━━━━━ DATA BLOCK

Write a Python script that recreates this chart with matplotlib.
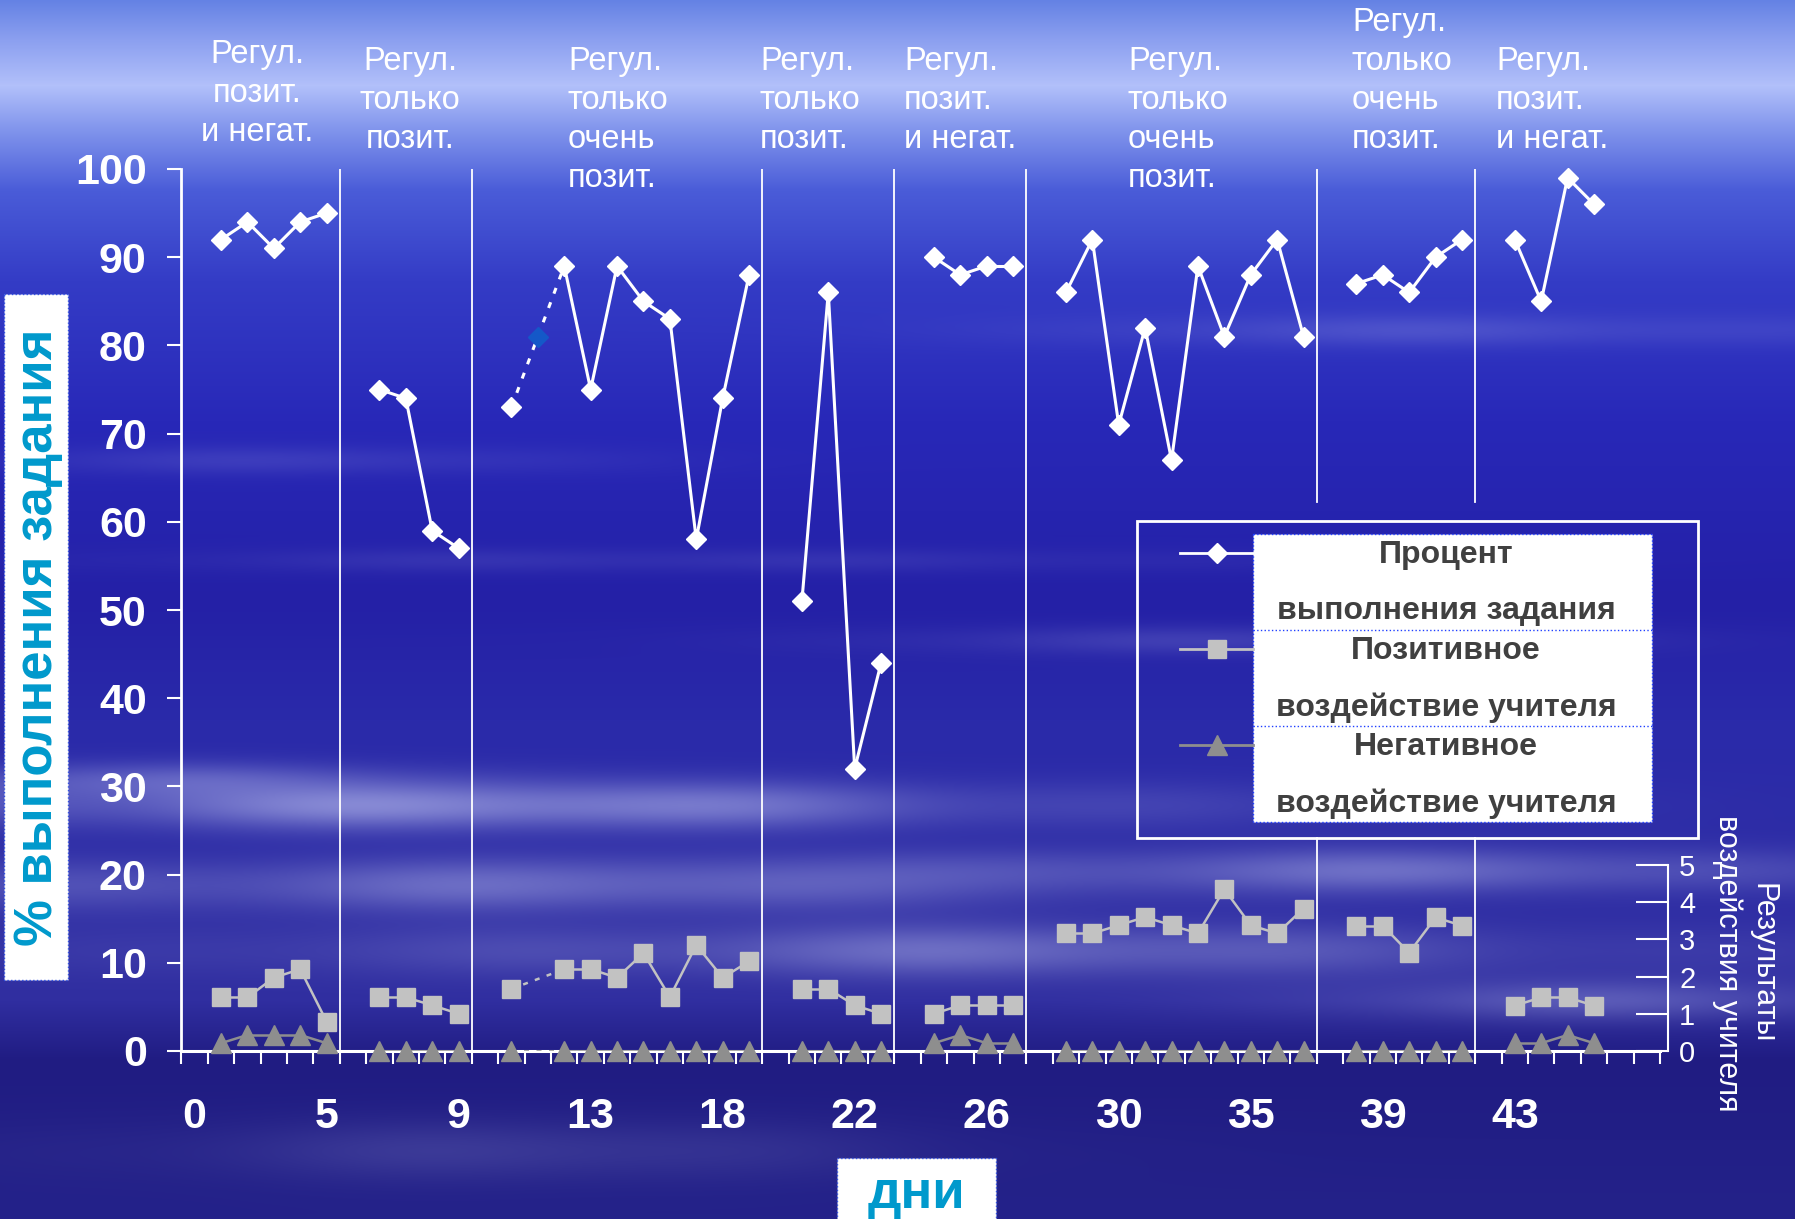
import numpy as np
import matplotlib
matplotlib.use('Agg')
import matplotlib.pyplot as plt
from matplotlib.patches import Rectangle
from matplotlib.ticker import NullFormatter

plt.rcParams['font.family'] = ['Liberation Sans', 'DejaVu Sans']

# ---------------- data ----------------
phase_labels = ['Регул.\nпозит.\nи негат.',
                'Регул.\nтолько\nпозит.',
                'Регул.\nтолько\nочень\nпозит.',
                'Регул.\nтолько\nпозит.',
                'Регул.\nпозит.\nи негат.',
                'Регул.\nтолько\nочень\nпозит.',
                'Регул.\nтолько\nочень\nпозит.',
                'Регул.\nпозит.\nи негат.']
phase_first_day = [1, 6, 10, 20, 24, 28, 38, 43]

# % of task done (left axis)
task_pct = [[92, 94, 91, 94, 95],
            [75, 74, 59, 57],
            [73, 81, 89, 75, 89, 85, 83, 58, 74, 88],
            [51, 86, 32, 44],
            [90, 88, 89, 89],
            [86, 92, 71, 82, 67, 89, 81, 88, 92, 81],
            [87, 88, 86, 90, 92],
            [92, 85, 99, 96]]
# teacher influence (right axis)
positive = [[1.44, 1.44, 1.97, 2.2, 0.79],
            [1.44, 1.44, 1.23, 1.0],
            [1.67, None, 2.2, 2.2, 1.97, 2.63, 1.45, 2.85, 1.97, 2.41],
            [1.67, 1.67, 1.23, 1.0],
            [1.0, 1.23, 1.23, 1.23],
            [3.16, 3.16, 3.38, 3.6, 3.38, 3.16, 4.35, 3.38, 3.16, 3.83],
            [3.37, 3.37, 2.64, 3.59, 3.37],
            [1.22, 1.44, 1.44, 1.22]]
negative = [[0.21, 0.43, 0.43, 0.43, 0.21],
            [0, 0, 0, 0],
            [0, None, 0, 0, 0, 0, 0, 0, 0, 0],
            [0, 0, 0, 0],
            [0.21, 0.43, 0.21, 0.21],
            [0, 0, 0, 0, 0, 0, 0, 0, 0, 0],
            [0, 0, 0, 0, 0],
            [0.21, 0.21, 0.43, 0.21]]
estimated_day = 11   # value for this day is estimated (blue marker, dotted)

legend_rows = [('Процент', 'выполнения задания'),
               ('Позитивное', 'воздействие учителя'),
               ('Негативное', 'воздействие учителя')]

# category axis: days, one empty slot after each phase
days = ['0']
for first, vals in zip(phase_first_day, task_pct):
    days += [str(first + k) for k in range(len(vals))] + ['']

# ---------------- figure ----------------
W, H = 1795, 1219
fig = plt.figure(figsize=(W / 100, H / 100), dpi=100)

# background: blue sky / water gradient with soft haze streaks
ys = np.arange(H)
stop_y = [0, 40, 85, 130, 190, 280, 420, 600, 720, 1000, 1060, 1219]
stop_c = [(100, 130, 228), (140, 160, 240), (178, 192, 250), (128, 148, 236),
          (74, 92, 216), (52, 60, 198), (40, 40, 184), (36, 32, 166),
          (42, 42, 170), (48, 46, 160), (32, 28, 130), (36, 34, 138)]
base = np.stack([np.interp(ys, stop_y, [c[i] for c in stop_c]) for i in range(3)], -1)
img = np.repeat(base[:, None, :], W, axis=1)
yy = ys[:, None]
xx = np.arange(W)[None, :]
haze = [(450, 805, 650, 24, 0.45), (450, 885, 520, 26, 0.35), (1350, 870, 520, 22, 0.3),
        (950, 950, 650, 26, 0.3), (1500, 330, 420, 16, 0.15), (250, 460, 320, 14, 0.12),
        (1600, 1000, 300, 20, 0.2), (500, 1150, 400, 30, 0.12), (700, 560, 500, 12, 0.1),
        (1250, 640, 380, 14, 0.12), (150, 780, 260, 18, 0.3)]
cloud = np.array([205, 210, 248])
for cx, cy, sx, sy, a in haze:
    wobble = 1 + 0.35 * np.sin(xx / 97.0 + cy) * np.sin(xx / 233.0 + cx)
    g = a * wobble * np.exp(-((xx - cx) / sx) ** 2 - ((yy - cy) / sy) ** 2)
    img = img + (cloud - img) * np.clip(g, 0, 1)[..., None]
bg = fig.add_axes([0, 0, 1, 1], zorder=0)
bg.imshow(np.clip(img, 0, 255).astype(np.uint8), extent=(0, W, H, 0), aspect='auto')
bg.set_axis_off()


def px_rect(x0, y0, x1, y1):
    return [x0 / W, 1 - y1 / H, (x1 - x0) / W, (y1 - y0) / H]


AX_L, AX_R, AX_T, AX_B = 181.4, 1660, 169, 1051
ax = fig.add_axes(px_rect(AX_L, AX_T, AX_R, AX_B), zorder=2)
ax.patch.set_visible(False)
ax.set_xlim(-0.5, 55.5)
ax.set_ylim(0, 100)
for s in ['top', 'right']:
    ax.spines[s].set_visible(False)
ax.spines['left'].set_color('white')
ax.spines['left'].set_linewidth(2)
ax.spines['bottom'].set_color('white')
ax.spines['bottom'].set_linewidth(2.2)

ax.set_yticks(range(0, 101, 10))
ax.tick_params(axis='y', colors='white', labelsize=31, length=10, width=1.5, pad=15)
for lab in ax.get_yticklabels():
    lab.set_fontweight('bold')

ax.set_xticks(np.arange(-0.5, 56, 1))
ax.xaxis.set_major_formatter(NullFormatter())
label_idx = list(range(0, 51, 5))
ax.set_xticks(label_idx, minor=True)
ax.set_xticklabels([days[i] for i in label_idx], minor=True, fontweight='bold')
ax.tick_params(axis='x', which='major', colors='white', length=9.4, width=1.5)
ax.tick_params(axis='x', which='minor', length=0, pad=33, labelsize=31, labelcolor='white')

px_per_unit2 = 37.2
ax2 = ax.twinx()
ax2.set_ylim(0, (AX_B - AX_T) / px_per_unit2)
for s in ['top', 'left', 'bottom']:
    ax2.spines[s].set_visible(False)
ax2.spines['right'].set_position(('axes', 1.0054))
ax2.spines['right'].set_bounds(0, 5)
ax2.spines['right'].set_color('white')
ax2.spines['right'].set_linewidth(1.5)
ax2.set_yticks(range(6))
ax2.tick_params(axis='y', colors='white', labelsize=21, direction='in', length=22.7,
                width=1.5, pad=8)

# phase change lines (broken where the legend sits)
legend_box = (1137, 520.5, 1697.5, 838)
hide_lo = (AX_B - legend_box[3]) / (AX_B - AX_T) * 100
hide_hi = (AX_B - 502) / (AX_B - AX_T) * 100
gap_idx = [i for i, d in enumerate(days) if d == ''][:-1]
for g in gap_idx:
    x = g - 0.5
    xpix = AX_L + (x + 0.5) * (AX_R - AX_L) / 56
    if legend_box[0] < xpix < legend_box[2]:
        ax.plot([x, x], [0, hide_lo], color='white', lw=1.3, zorder=1)
        ax.plot([x, x], [hide_hi, 100], color='white', lw=1.3, zorder=1)
    else:
        ax.plot([x, x], [0, 100], color='white', lw=1.3, zorder=1)


def draw_phase(axis, xs, vals, dlist, color, lw, marker, ms, est_color=None):
    pts = [(x, v, d) for x, v, d in zip(xs, vals, dlist) if v is not None]
    for (x0, y0, d0), (x1, y1, d1) in zip(pts[:-1], pts[1:]):
        dotted = (x1 - x0 > 1) or estimated_day in (d0, d1)
        axis.plot([x0, x1], [y0, y1], color=color, lw=lw,
                  ls=(0, (2, 3)) if dotted else '-', zorder=3)
    for x, v, d in pts:
        c = est_color if (est_color and d == estimated_day) else color
        axis.plot(x, v, marker=marker, ms=ms, color=c, mec=c, ls='none',
                  zorder=4, clip_on=False)


for k, first in enumerate(phase_first_day):
    dl = [first + j for j in range(len(task_pct[k]))]
    xs = [days.index(str(d)) for d in dl]
    draw_phase(ax2, xs, negative[k], dl, '#8e8e8e', 1.8, '^', 15)
    draw_phase(ax2, xs, positive[k], dl, '#c2c2c2', 1.8, 's', 13)
    draw_phase(ax, xs, task_pct[k], dl, 'white', 2.2, 'D', 10.5, est_color='#1458c8')

# ---------------- overlay: titles, legend, phase labels ----------------
ov = fig.add_axes([0, 0, 1, 1], zorder=5)
ov.set_xlim(0, W)
ov.set_ylim(H, 0)
ov.set_axis_off()

label_pos = [(257, 'center', 39), (410, 'center', 46), (568, 'left', 46), (760, 'left', 46),
             (904, 'left', 46), (1128, 'left', 46), (1352, 'left', 7), (1496, 'left', 46)]
for txt, (x, ha, y) in zip(phase_labels, label_pos):
    ov.text(x, y, txt, ha=ha, va='top', color='white', fontsize=23.5, linespacing=1.33)

# y axis title
ov.add_patch(Rectangle((4, 294), 64, 686, fc='white', ec='#3050e0', ls=':', lw=1))
ov.text(38, 637, '% выполнения задания', rotation=90, ha='center', va='center',
        color='#0099cc', fontsize=38, fontweight='bold')

# x axis title
ov.add_patch(Rectangle((837, 1158), 159, 80, fc='white', ec='#3050e0', ls=':', lw=1))
ov.text(916, 1208, 'дни', ha='center', va='baseline', color='#0099cc',
        fontsize=38, fontweight='bold')

# right axis title
ov.text(1745, 963, 'Результаты\nвоздействия учителя', rotation=270, ha='center',
        va='center', multialignment='center', color='white', fontsize=22)

# legend
lx0, ly0, lx1, ly1 = legend_box
ov.add_patch(Rectangle((lx0, ly0), lx1 - lx0, ly1 - ly0, fc='none', ec='white', lw=2))
tb = (1252.7, 533.9, 1652.3, 822.3)
ov.add_patch(Rectangle((tb[0], tb[1]), tb[2] - tb[0], tb[3] - tb[1], fc='white',
                       ec='#2040ff', ls=':', lw=1))
row_h = (tb[3] - tb[1]) / 3
for r in (1, 2):
    yv = tb[1] + r * row_h
    ov.plot([tb[0], tb[2]], [yv, yv], color='#2040ff', ls=':', lw=1)
styles = [('white', 'D', 10.5), ('#c2c2c2', 's', 13), ('#8e8e8e', '^', 15)]
for r, ((l1, l2), (c, m, ms)) in enumerate(zip(legend_rows, styles)):
    top = tb[1] + r * row_h
    ym = top + 0.2 * row_h
    ov.plot([1180, tb[0]], [ym, ym], color=c, lw=2)
    ov.plot(1217, ym, marker=m, ms=ms, color=c, mec=c)
    ov.text(1446, top + 0.3 * row_h, l1, ha='center', va='baseline', color='#404040',
            fontsize=23, fontweight='bold')
    ov.text(1446, top + 0.89 * row_h, l2, ha='center', va='baseline', color='#404040',
            fontsize=23, fontweight='bold')

fig.savefig('out.png', dpi=100)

━━━━━━━━━━

TO BE DONE
From the top of the listing above, repeat each line exactly until you reach the line containing "plt.rcParams['font.family'] = ['Liberation", and repeat that one too. Leave the pictures out.

TASK OUTPUT
Write a Python script that recreates this chart with matplotlib.
import numpy as np
import matplotlib
matplotlib.use('Agg')
import matplotlib.pyplot as plt
from matplotlib.patches import Rectangle
from matplotlib.ticker import NullFormatter

plt.rcParams['font.family'] = ['Liberation Sans', 'DejaVu Sans']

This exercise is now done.